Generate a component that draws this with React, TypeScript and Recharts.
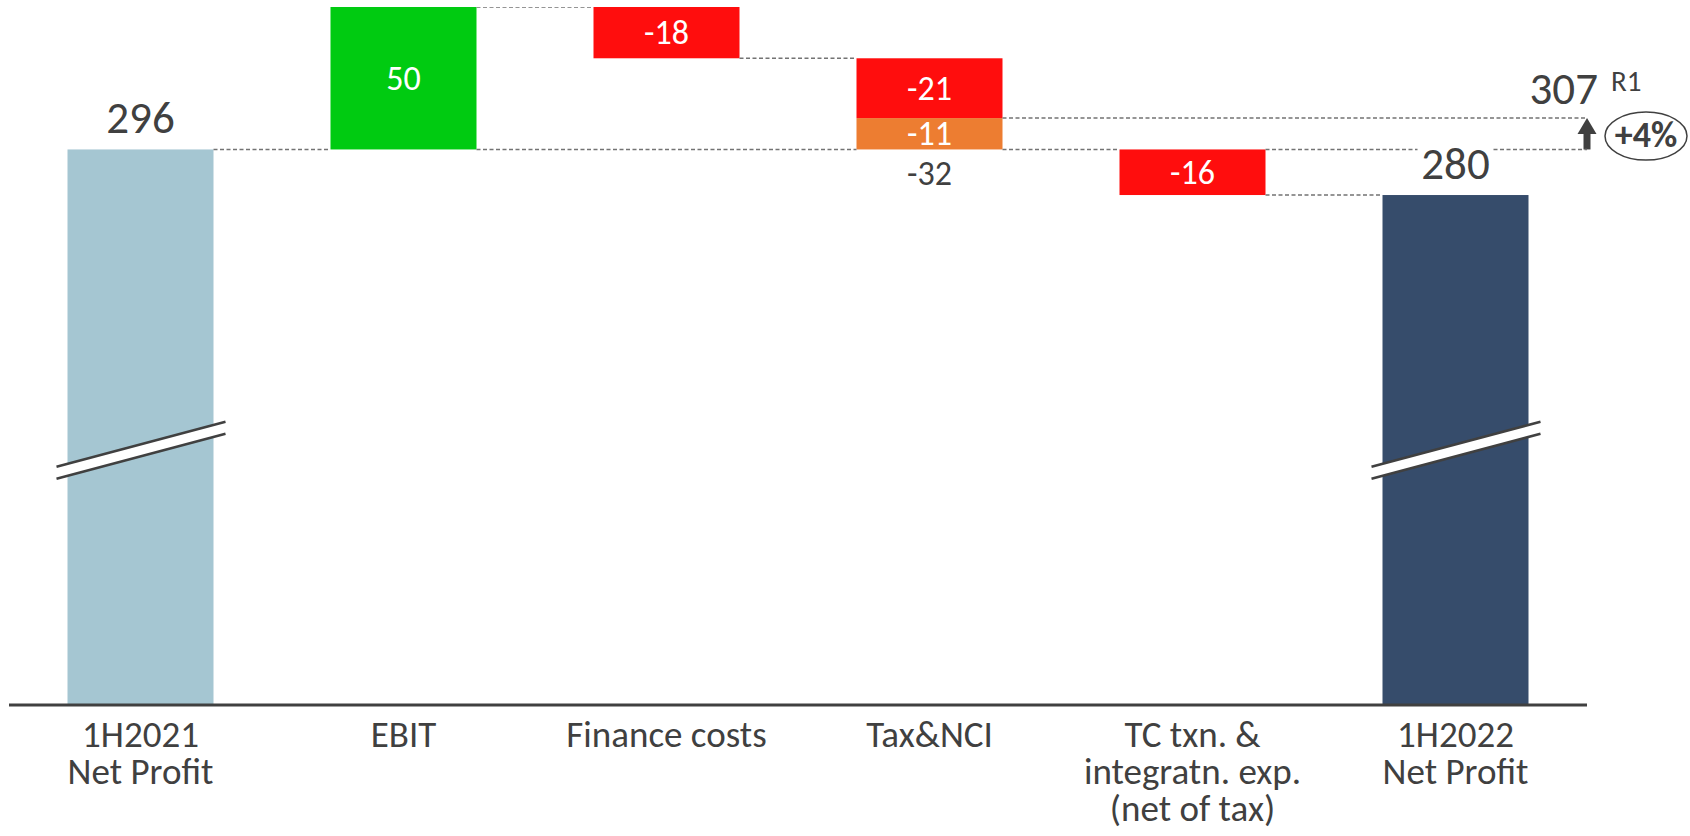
import React from 'react';
import { BarChart, Bar, XAxis, YAxis } from 'recharts';

const categories = [
  '1H2021\nNet Profit',
  'EBIT',
  'Finance costs',
  'Tax&NCI',
  'TC txn. &\nintegratn. exp.\n(net of tax)',
  '1H2022\nNet Profit',
];
const totals = [296, null, null, null, null, 280];
const mainChanges = [null, 50, -18, -21, -16, null];
const extraChanges = [null, null, null, -11, null, null];
const adjustedValue = 307;
const adjustedNote = 'R1';
const growthLabel = '+4%';

const FONT = 'Calibri, Carlito, Lato, sans-serif';
const TEXT = '#404040';
const BLUE = '#A5C6D2';
const DARK = '#364C6B';
const GREEN = '#00CB11';
const RED = '#FF0D0D';
const ORANGE = '#ED7D31';
const DASH = '#737373';

const W = 1690;
const H = 836;
const X_AXIS_H = 30;
const MARGIN = { top: 7, right: 103, bottom: 101, left: 9 };
const PLOT_RIGHT = W - MARGIN.right;
const PLOT_TOP = MARGIN.top;
const PLOT_H = H - MARGIN.top - MARGIN.bottom - X_AXIS_H;
const BAND = (W - MARGIN.left - MARGIN.right) / categories.length;

// running level -> invisible base + coloured segments
let level = 0;
const rows = categories.map((name, idx) => {
  const t = totals[idx];
  if (t != null) {
    level = t;
    return { idx, name, base: 0, total: t, extra: 0, neg: 0, pos: 0, main: 0, extraVal: 0, change: 0 };
  }
  const main = mainChanges[idx] ?? 0;
  const extra = extraChanges[idx] ?? 0;
  const end = level + main + extra;
  const row = {
    idx,
    name,
    base: Math.min(level, end),
    total: 0,
    extra: Math.abs(extra),
    neg: main < 0 ? -main : 0,
    pos: main > 0 ? main : 0,
    main,
    extraVal: extra,
    change: main + extra,
  };
  level = end;
  return row;
});

const Dash = ({ x1, x2, y }: { x1: number; x2: number; y: number }) => (
  <line x1={x1} x2={x2} y1={y} y2={y} stroke={DASH} strokeWidth={1.5} strokeDasharray="4 2.5" />
);

const InLabel = ({ cx, cy, v }: { cx: number; cy: number; v: number }) => (
  <text x={cx} y={cy} textAnchor="middle" dominantBaseline="central" fill="#fff" fontSize={34} fontFamily={FONT}>
    {v}
  </text>
);

const TotalShape = (p: any) => {
  const { x, y, width, height, payload } = p;
  if (!height) return null;
  const i = payload.idx;
  const cx = x + width / 2;
  const gap = BAND - width;
  const breakY = PLOT_TOP + PLOT_H * 0.635;
  const x0 = x - 11;
  const x1 = x + width + 12;
  const drop = ((x1 - x0) / 2) * 0.266;
  return (
    <g>
      <rect x={x} y={y} width={width} height={height} fill={i === 0 ? BLUE : DARK} />
      <polygon
        points={`${x0},${breakY - 6 + drop} ${x1},${breakY - 6 - drop} ${x1},${breakY + 6 - drop} ${x0},${breakY + 6 + drop}`}
        fill="#fff"
      />
      <line x1={x0} y1={breakY - 6 + drop} x2={x1} y2={breakY - 6 - drop} stroke={TEXT} strokeWidth={2.5} />
      <line x1={x0} y1={breakY + 6 + drop} x2={x1} y2={breakY + 6 - drop} stroke={TEXT} strokeWidth={2.5} />
      {i === 0 && <Dash x1={x + width} x2={x + width + gap} y={y} />}
      <text x={cx} y={y - 32} textAnchor="middle" dominantBaseline="central" fill={TEXT} fontSize={45} fontFamily={FONT}>
        {payload.total}
      </text>
    </g>
  );
};

const PosShape = (p: any) => {
  const { x, y, width, height, payload } = p;
  if (!height) return null;
  const gap = BAND - width;
  return (
    <g>
      <rect x={x} y={y} width={width} height={height} fill={GREEN} />
      <Dash x1={x + width} x2={x + width + gap} y={y} />
      <Dash x1={x + width} x2={x + width + gap + BAND} y={y + height} />
      <InLabel cx={x + width / 2} cy={y + height / 2} v={payload.main} />
    </g>
  );
};

const NegShape = (p: any) => {
  const { x, y, width, height, payload } = p;
  if (!height) return null;
  const i = payload.idx;
  const gap = BAND - width;
  const right = x + width;
  const nextCx = x + width / 2 + BAND;
  return (
    <g>
      <rect x={x} y={y} width={width} height={height} fill={RED} />
      {i === 2 && <Dash x1={right} x2={right + gap} y={y + height} />}
      {i === 3 && <Dash x1={right} x2={PLOT_RIGHT} y={y + height} />}
      {i === 4 && (
        <g>
          <Dash x1={right} x2={nextCx - 38} y={y} />
          <Dash x1={nextCx + 38} x2={PLOT_RIGHT} y={y} />
          <Dash x1={right} x2={right + gap} y={y + height} />
        </g>
      )}
      <InLabel cx={x + width / 2} cy={y + height / 2} v={payload.main} />
    </g>
  );
};

const ExtraShape = (p: any) => {
  const { x, y, width, height, payload } = p;
  if (!height) return null;
  const gap = BAND - width;
  const right = x + width;
  const bottom = y + height;
  const ax = PLOT_RIGHT;
  return (
    <g>
      <rect x={x} y={y} width={width} height={height} fill={ORANGE} />
      <Dash x1={right} x2={right + gap} y={bottom} />
      <InLabel cx={x + width / 2} cy={y + height / 2} v={payload.extraVal} />
      <text x={x + width / 2} y={bottom + 24} textAnchor="middle" dominantBaseline="central" fill={TEXT} fontSize={34} fontFamily={FONT}>
        {payload.change}
      </text>
      {/* adjusted level annotation */}
      <rect x={ax - 3.5} y={y + 15} width={7} height={height - 15} fill={TEXT} />
      <polygon points={`${ax},${y} ${ax - 9.5},${y + 16} ${ax + 9.5},${y + 16}`} fill={TEXT} />
      <text x={ax + 11} y={y - 14} textAnchor="end" fill={TEXT} fontSize={45} fontFamily={FONT}>
        {adjustedValue}
      </text>
      <text x={ax + 24} y={y - 27} fill={TEXT} fontSize={29} fontFamily={FONT}>
        {adjustedNote}
      </text>
      <ellipse cx={ax + 59} cy={y + 18} rx={41} ry={24} fill="#fff" stroke={TEXT} strokeWidth={1.5} />
      <text x={ax + 59} y={y + 17} textAnchor="middle" dominantBaseline="central" fill={TEXT} fontSize={36} fontWeight="bold" fontFamily={FONT}>
        {growthLabel}
      </text>
    </g>
  );
};

const CategoryTick = ({ x, y, payload }: any) => {
  const lines = String(payload.value).split('\n');
  return (
    <text x={x} textAnchor="middle" fill={TEXT} fontSize={37} fontFamily={FONT}>
      {lines.map((l, i) => (
        <tspan key={i} x={x} y={y + 42 + i * 37}>
          {l}
        </tspan>
      ))}
    </text>
  );
};

export default function App() {
  return (
    <div style={{ position: 'absolute', left: 0, top: 0, width: W, height: H, background: '#fff' }}>
      <BarChart width={W} height={H} data={rows} margin={MARGIN} barCategoryGap={58.5}>
        <XAxis
          dataKey="name"
          interval={0}
          height={X_AXIS_H}
          tickLine={false}
          tickSize={0}
          tickMargin={0}
          axisLine={{ stroke: TEXT, strokeWidth: 3 }}
          tick={<CategoryTick />}
        />
        <YAxis hide domain={[101, 346]} allowDataOverflow type="number" />
        <Bar dataKey="base" stackId="w" fill="transparent" isAnimationActive={false} />
        <Bar dataKey="total" stackId="w" shape={TotalShape} isAnimationActive={false} />
        <Bar dataKey="extra" stackId="w" shape={ExtraShape} isAnimationActive={false} />
        <Bar dataKey="neg" stackId="w" shape={NegShape} isAnimationActive={false} />
        <Bar dataKey="pos" stackId="w" shape={PosShape} isAnimationActive={false} />
      </BarChart>
    </div>
  );
}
● ● ● ● ● ● ●
**GIVEN PROBLEM**:
Reproduce only the lines from the beginning of the data through the line that contains "const growthLabel = '+4%';", both included, and please drop the pictures.

**OUTPUT OF THE TASK**:
Generate a component that draws this with React, TypeScript and Recharts.
import React from 'react';
import { BarChart, Bar, XAxis, YAxis } from 'recharts';

const categories = [
  '1H2021\nNet Profit',
  'EBIT',
  'Finance costs',
  'Tax&NCI',
  'TC txn. &\nintegratn. exp.\n(net of tax)',
  '1H2022\nNet Profit',
];
const totals = [296, null, null, null, null, 280];
const mainChanges = [null, 50, -18, -21, -16, null];
const extraChanges = [null, null, null, -11, null, null];
const adjustedValue = 307;
const adjustedNote = 'R1';
const growthLabel = '+4%';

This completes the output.